[Records from a data collection]
☆ ☆ ☆ ☆ ☆ ☆ ☆
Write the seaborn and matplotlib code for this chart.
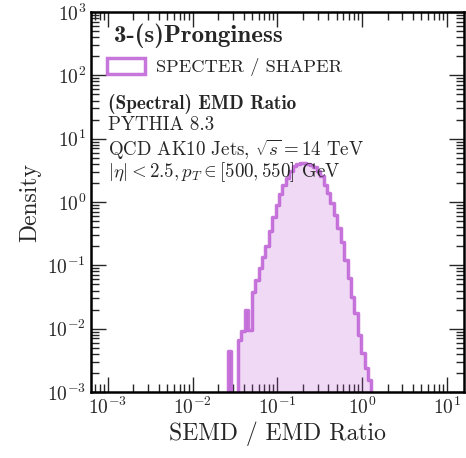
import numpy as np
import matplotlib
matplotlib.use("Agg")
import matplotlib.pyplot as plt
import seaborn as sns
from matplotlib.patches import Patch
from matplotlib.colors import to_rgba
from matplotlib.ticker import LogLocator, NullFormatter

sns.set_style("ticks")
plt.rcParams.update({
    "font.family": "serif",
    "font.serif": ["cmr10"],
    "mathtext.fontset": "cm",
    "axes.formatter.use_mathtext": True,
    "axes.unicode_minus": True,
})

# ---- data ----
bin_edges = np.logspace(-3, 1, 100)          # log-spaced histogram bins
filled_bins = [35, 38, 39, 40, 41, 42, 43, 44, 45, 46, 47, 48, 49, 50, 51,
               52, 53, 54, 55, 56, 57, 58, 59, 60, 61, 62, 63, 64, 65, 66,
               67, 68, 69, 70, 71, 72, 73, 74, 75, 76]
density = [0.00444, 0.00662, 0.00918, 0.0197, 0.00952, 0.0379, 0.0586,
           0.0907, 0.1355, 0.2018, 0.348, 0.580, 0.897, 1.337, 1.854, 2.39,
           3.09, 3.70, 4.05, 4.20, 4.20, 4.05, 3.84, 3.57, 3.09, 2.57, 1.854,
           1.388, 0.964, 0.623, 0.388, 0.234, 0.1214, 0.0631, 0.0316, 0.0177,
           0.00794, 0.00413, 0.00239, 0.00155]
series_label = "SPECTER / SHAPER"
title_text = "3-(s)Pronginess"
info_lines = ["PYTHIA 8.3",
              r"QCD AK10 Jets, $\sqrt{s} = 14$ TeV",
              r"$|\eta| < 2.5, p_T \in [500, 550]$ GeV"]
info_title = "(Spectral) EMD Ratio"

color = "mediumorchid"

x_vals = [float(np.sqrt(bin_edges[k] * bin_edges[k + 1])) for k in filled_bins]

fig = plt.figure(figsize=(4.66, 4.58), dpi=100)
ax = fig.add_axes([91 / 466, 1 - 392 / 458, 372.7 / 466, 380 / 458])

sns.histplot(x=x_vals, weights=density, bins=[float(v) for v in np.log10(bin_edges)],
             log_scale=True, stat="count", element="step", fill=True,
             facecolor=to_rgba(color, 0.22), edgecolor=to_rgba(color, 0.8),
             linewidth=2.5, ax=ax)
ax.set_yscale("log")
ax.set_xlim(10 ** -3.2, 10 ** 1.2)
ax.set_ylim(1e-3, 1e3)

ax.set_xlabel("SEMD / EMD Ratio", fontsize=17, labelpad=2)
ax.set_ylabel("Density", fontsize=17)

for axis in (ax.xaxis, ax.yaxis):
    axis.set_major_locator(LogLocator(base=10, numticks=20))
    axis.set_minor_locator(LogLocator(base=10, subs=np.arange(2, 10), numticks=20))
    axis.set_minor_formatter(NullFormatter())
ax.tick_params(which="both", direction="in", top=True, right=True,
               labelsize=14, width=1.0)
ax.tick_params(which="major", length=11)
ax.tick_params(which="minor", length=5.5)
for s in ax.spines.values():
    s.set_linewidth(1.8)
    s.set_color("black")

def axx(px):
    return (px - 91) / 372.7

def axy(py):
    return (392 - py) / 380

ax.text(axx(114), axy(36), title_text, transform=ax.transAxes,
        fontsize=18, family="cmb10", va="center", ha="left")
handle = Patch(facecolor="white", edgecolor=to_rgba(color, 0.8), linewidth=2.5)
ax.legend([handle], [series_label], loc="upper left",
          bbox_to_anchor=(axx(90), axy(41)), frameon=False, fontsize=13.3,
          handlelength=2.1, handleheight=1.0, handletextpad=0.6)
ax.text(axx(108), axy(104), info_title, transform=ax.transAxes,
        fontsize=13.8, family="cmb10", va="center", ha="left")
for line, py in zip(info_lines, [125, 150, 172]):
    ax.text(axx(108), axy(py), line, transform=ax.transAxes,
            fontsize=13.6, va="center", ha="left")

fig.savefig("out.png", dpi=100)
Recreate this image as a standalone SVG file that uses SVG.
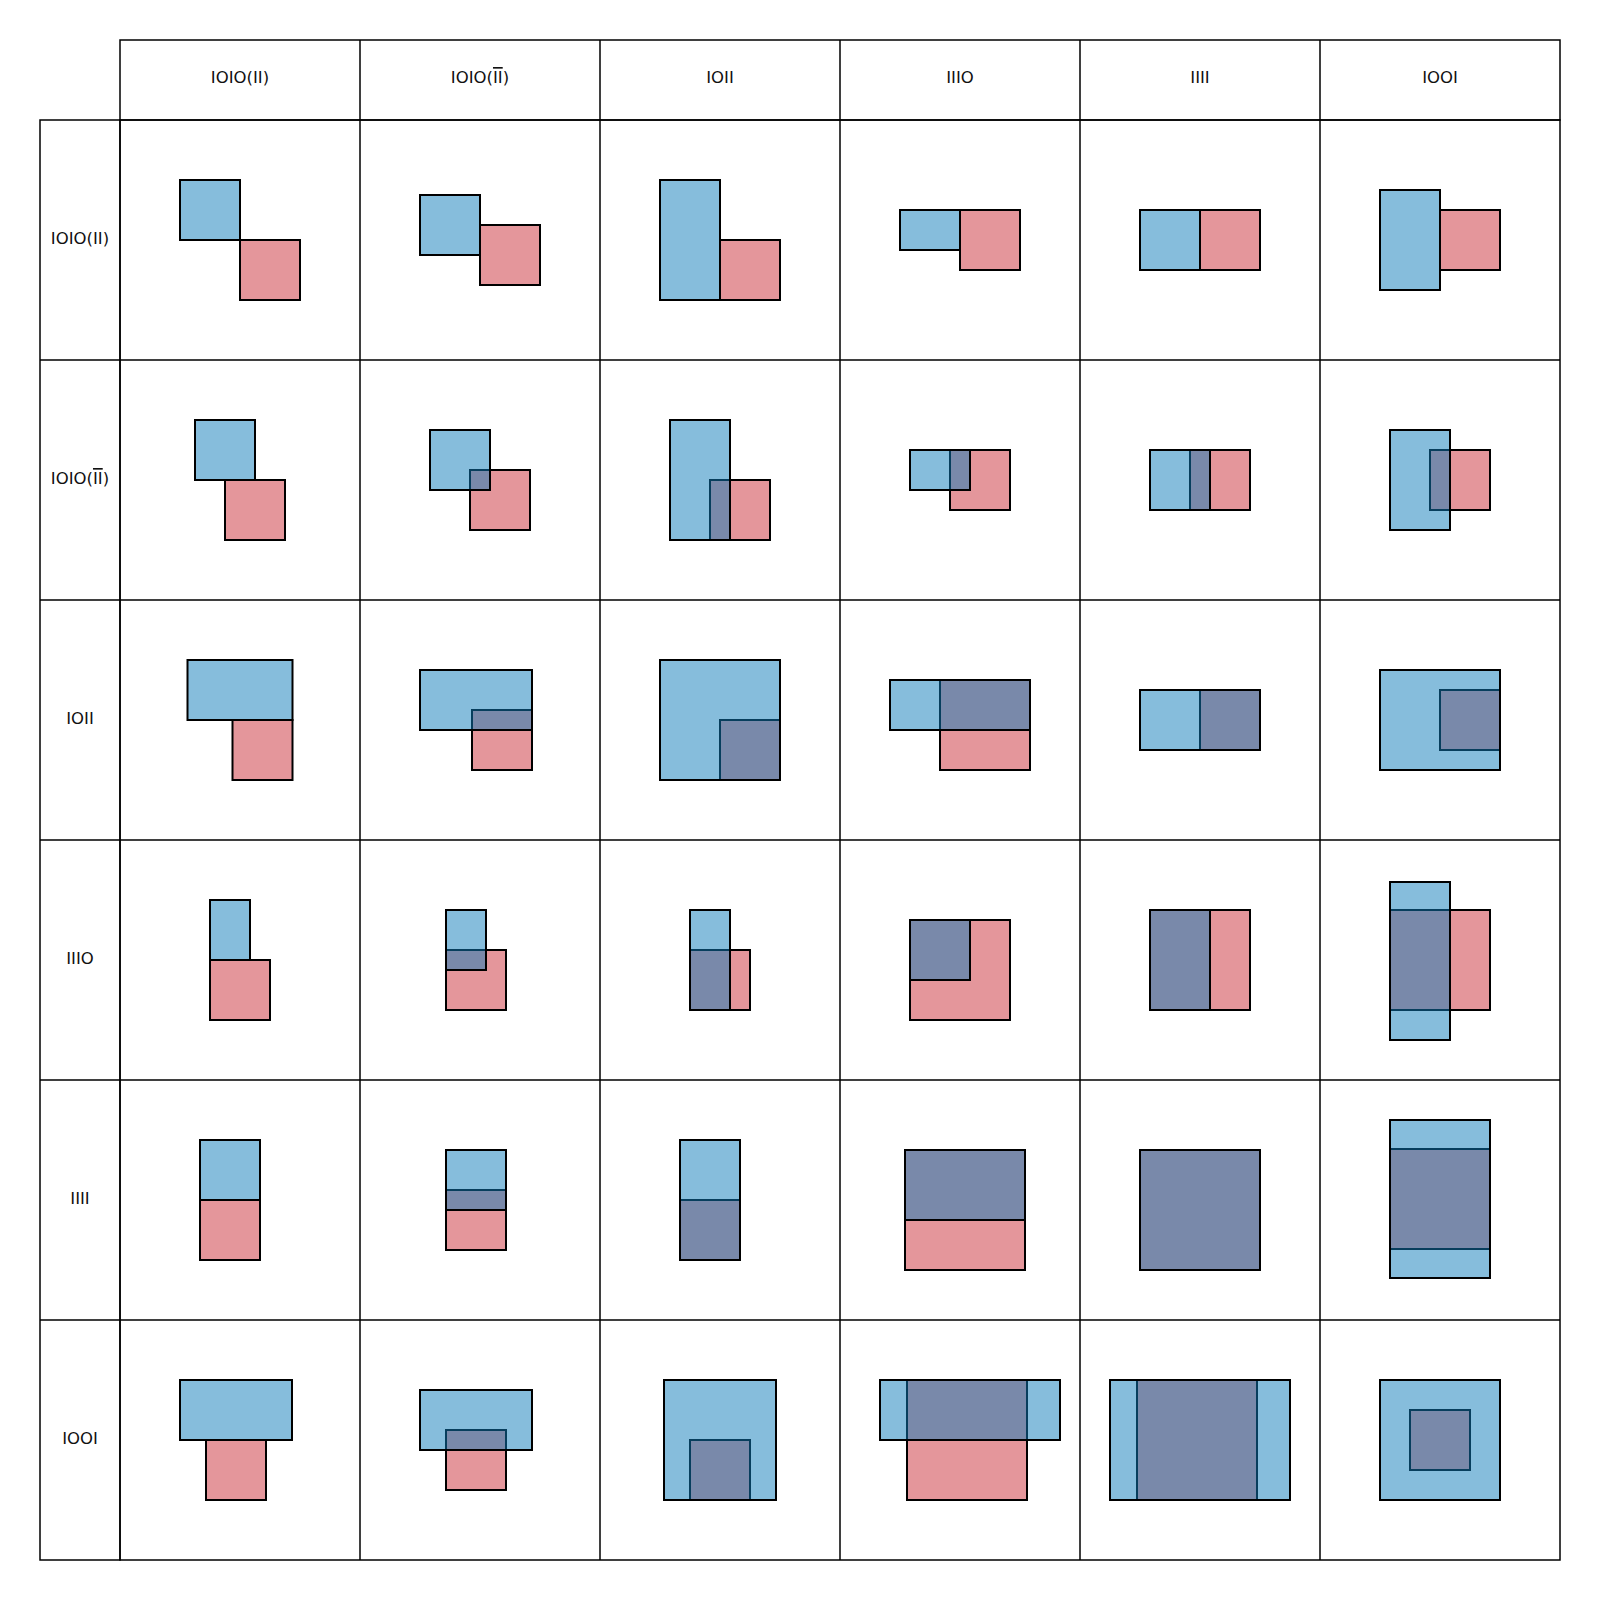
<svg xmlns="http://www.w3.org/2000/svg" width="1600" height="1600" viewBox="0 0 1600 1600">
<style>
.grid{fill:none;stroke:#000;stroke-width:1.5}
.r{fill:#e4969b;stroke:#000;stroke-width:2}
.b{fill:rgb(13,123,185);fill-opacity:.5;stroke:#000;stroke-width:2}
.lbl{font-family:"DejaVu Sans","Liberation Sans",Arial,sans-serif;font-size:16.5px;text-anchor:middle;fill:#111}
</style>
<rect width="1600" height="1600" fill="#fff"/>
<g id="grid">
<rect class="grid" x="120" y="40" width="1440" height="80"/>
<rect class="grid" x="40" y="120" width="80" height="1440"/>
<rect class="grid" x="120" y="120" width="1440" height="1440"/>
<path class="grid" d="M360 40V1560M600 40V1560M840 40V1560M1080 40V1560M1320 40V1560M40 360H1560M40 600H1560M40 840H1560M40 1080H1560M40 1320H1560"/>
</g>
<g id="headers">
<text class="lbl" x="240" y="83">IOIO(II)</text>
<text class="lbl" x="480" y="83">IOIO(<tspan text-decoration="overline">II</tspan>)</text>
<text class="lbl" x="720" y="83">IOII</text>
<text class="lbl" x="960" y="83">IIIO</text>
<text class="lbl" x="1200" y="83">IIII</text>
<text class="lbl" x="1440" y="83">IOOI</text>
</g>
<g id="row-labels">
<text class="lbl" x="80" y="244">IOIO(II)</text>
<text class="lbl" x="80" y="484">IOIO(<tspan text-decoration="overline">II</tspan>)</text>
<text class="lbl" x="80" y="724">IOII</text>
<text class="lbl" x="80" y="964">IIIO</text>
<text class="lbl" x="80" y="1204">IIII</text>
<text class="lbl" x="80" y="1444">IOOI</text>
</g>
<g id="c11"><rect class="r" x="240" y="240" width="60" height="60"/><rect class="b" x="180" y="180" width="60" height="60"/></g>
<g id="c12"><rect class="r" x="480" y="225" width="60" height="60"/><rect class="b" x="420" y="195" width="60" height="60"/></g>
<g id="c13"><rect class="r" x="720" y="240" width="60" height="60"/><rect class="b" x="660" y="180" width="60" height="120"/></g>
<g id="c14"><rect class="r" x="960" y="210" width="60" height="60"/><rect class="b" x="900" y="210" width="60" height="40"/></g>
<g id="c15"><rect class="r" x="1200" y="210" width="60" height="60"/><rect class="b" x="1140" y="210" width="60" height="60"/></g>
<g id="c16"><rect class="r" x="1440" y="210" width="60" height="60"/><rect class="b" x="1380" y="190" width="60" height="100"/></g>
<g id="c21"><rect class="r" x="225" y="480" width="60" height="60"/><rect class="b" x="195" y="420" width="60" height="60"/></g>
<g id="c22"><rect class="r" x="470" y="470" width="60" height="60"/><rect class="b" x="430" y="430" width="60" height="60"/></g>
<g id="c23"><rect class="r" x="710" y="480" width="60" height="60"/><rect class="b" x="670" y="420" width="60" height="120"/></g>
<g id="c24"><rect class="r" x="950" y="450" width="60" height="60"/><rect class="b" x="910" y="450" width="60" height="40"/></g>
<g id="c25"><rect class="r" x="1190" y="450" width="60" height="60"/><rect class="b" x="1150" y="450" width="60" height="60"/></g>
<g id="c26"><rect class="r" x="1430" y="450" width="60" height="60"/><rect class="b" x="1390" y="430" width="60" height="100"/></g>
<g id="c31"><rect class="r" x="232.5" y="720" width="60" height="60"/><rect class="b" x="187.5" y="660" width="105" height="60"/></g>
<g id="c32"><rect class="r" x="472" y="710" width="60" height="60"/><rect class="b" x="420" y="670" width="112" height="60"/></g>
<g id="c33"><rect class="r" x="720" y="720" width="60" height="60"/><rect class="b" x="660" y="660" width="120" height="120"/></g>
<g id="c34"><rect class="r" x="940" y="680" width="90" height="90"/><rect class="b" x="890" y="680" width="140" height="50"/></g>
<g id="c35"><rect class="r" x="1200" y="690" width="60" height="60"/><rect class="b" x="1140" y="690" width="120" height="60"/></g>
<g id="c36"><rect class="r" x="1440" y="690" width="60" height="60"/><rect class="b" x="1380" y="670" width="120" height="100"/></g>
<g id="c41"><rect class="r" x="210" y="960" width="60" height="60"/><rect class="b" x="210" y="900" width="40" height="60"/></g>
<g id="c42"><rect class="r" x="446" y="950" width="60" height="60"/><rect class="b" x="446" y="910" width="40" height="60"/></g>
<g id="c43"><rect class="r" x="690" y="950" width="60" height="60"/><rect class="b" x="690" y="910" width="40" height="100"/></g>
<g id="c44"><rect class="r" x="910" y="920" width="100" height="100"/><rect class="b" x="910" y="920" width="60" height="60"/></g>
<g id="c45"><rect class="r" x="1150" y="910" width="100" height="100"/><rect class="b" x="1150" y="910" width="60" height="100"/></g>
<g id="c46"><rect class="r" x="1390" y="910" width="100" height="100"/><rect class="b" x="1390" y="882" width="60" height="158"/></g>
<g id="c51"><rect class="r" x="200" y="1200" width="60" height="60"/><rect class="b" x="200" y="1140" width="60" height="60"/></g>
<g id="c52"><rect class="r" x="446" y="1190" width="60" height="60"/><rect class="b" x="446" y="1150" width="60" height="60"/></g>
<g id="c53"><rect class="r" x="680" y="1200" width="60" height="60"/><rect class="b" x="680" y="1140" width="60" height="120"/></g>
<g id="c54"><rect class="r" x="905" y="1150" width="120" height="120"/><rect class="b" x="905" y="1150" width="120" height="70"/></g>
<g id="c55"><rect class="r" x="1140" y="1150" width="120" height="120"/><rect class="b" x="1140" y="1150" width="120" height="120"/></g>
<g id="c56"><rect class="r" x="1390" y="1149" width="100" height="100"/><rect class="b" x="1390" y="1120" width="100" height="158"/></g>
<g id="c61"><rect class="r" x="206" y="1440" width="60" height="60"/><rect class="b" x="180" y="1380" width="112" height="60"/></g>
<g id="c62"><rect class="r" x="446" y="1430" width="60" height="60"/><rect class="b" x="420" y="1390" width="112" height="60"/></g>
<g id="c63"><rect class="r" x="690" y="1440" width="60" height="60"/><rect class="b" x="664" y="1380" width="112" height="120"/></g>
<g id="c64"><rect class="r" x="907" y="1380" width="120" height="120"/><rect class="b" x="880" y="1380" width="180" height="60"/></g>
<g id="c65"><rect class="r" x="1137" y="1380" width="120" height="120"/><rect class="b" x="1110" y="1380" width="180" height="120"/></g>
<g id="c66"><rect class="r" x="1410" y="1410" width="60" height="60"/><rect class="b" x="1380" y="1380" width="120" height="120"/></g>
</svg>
☆ ☆ ☆ ☆ ☆ ☆ ☆
PROBLEM ▸ Provide the count, and nothing else, of lines in the data above where the word "this" occurs.

FULL SOLUTION ▸ 2